Da der Antrag am 29.12.2000 gestellt worden ist, ist auch der Beginn der Anpassung zum 1.1.2001 richtig angesetzt.

Die Rüge der Willkür ist demnach nicht gerechtfertigt; vielmehr hält sich die Entscheidung an das Gesetz, an das das Gericht gebunden ist.

Die Rüge des Antragsgegners, daß durch die gesetzliche Neuregelung das staatliche Kindergeld nur noch den 'reichen' Vätern zugute kommt, die durch die Anrechnung entlastet werden, entspricht einem verbreiteten Unmut über diese Folge der gesetzlichen Regelung. Diese verstößt jedoch nach Überzeugung des Senats noch nicht gegen die von der Verfassung durch Art. 3 Abs. 1 und Art. 2 Abs. 1 GG gezogenen Grenzen, weshalb das Gesetz in der derzeitigen Form von Behörden und Gerichten anzuwenden ist und eine Vorlage an das Bundesverfassungsgericht nicht angezeigt ist.

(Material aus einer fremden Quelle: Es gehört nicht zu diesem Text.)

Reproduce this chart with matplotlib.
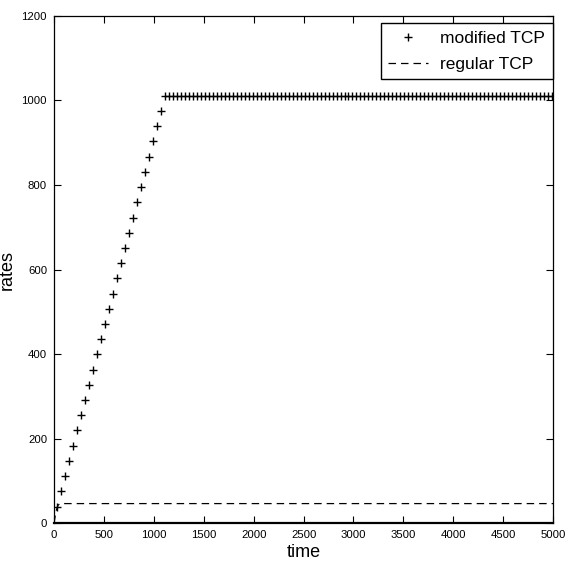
import matplotlib
matplotlib.use("Agg")
import matplotlib.pyplot as plt

# modified TCP: rising ramp then flat at the cap
modified_time = [30, 70, 110, 150, 190, 230, 270, 310, 350, 390, 430, 470, 510, 550,
                 590, 630, 670, 710, 750, 790, 830, 870, 910, 950, 990, 1030, 1070,
                 1110, 1150, 1190, 1230, 1270, 1310, 1350, 1390, 1430, 1470, 1510, 1550,
                 1590, 1630, 1670, 1710, 1750, 1790, 1830, 1870, 1910, 1950, 1990, 2030,
                 2070, 2110, 2150, 2190, 2230, 2270, 2310, 2350, 2390, 2430, 2470, 2510,
                 2550, 2590, 2630, 2670, 2710, 2750, 2790, 2830, 2870, 2910, 2950, 2990,
                 3030, 3070, 3110, 3150, 3190, 3230, 3270, 3310, 3350, 3390, 3430, 3470,
                 3510, 3550, 3590, 3630, 3670, 3710, 3750, 3790, 3830, 3870, 3910, 3950,
                 3990, 4030, 4070, 4110, 4150, 4190, 4230, 4270, 4310, 4350, 4390, 4430,
                 4470, 4510, 4550, 4590, 4630, 4670, 4710, 4750, 4790, 4830, 4870, 4910,
                 4950, 4990]
modified_rate = [39, 75, 111, 147, 183, 219, 255, 291, 327, 363, 399, 435, 471, 507,
                 543, 579, 615, 651, 687, 723, 759, 795, 831, 867, 903, 939, 975] + [1010] * 98

# regular TCP
regular_time = [0, 20, 40, 60, 5000]
regular_rate = [0, 28, 42, 46, 46]

x_ticks = [0, 500, 1000, 1500, 2000, 2500, 3000, 3500, 4000, 4500, 5000]
y_ticks = [0, 200, 400, 600, 800, 1000, 1200]

plt.rcParams["font.family"] = ["Liberation Sans", "DejaVu Sans"]

fig = plt.figure(figsize=(5.65, 5.65), dpi=100)
ax = fig.add_axes([0.0956, 0.0743, 0.8834, 0.8974])

ax.plot(modified_time, modified_rate, linestyle="none", marker="+", color="black",
        markersize=5.5, markeredgewidth=1.0, label="modified TCP")
ax.plot(regular_time, regular_rate, linestyle=(0, (6, 4)), color="black",
        linewidth=0.9, label="regular TCP")

ax.set_xlim(0, 5000)
ax.set_ylim(0, 1200)
ax.set_xticks(x_ticks)
ax.set_yticks(y_ticks)
ax.tick_params(direction="in", top=True, right=True, length=5, width=0.8,
               labelsize=8.2, pad=5)
for side in ["top", "right", "left"]:
    ax.spines[side].set_linewidth(0.9)
ax.spines["bottom"].set_linewidth(1.6)

ax.set_xlabel("time", fontsize=13, labelpad=3)
ax.set_ylabel("rates", fontsize=13, labelpad=4)

leg = ax.legend(loc="upper right", fontsize=12.5, fancybox=False, framealpha=1,
                edgecolor="black", handlelength=2.3, borderaxespad=0.0,
                bbox_to_anchor=(1.0, 0.986), borderpad=0.45, labelspacing=0.6,
                handletextpad=0.7)
leg.get_frame().set_linewidth(1.0)

fig.savefig("out.png", dpi=100)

Der weitere Einwand des Antragsgegners, er sei zur Zahlung des erhöhten Kindesunterhalts bei seinem Einkommen nicht in der Lage, kann in diesem Verfahren nicht erhoben werden. Insoweit ist ihm unbenommen, gemäß § 656 ZPO eine Abänderungsklage mit dem Ziel der Herabsetzung des Zahlungsbetrags zu erheben. Diese Klage kann nur binnen eines Monats nach Zustellung dieser Entscheidung erhoben werden (656 Abs. 2 ZPO, vgl. Zöller/Philippi ZPO, 22. Aufl., § 656 Rdnr. 5).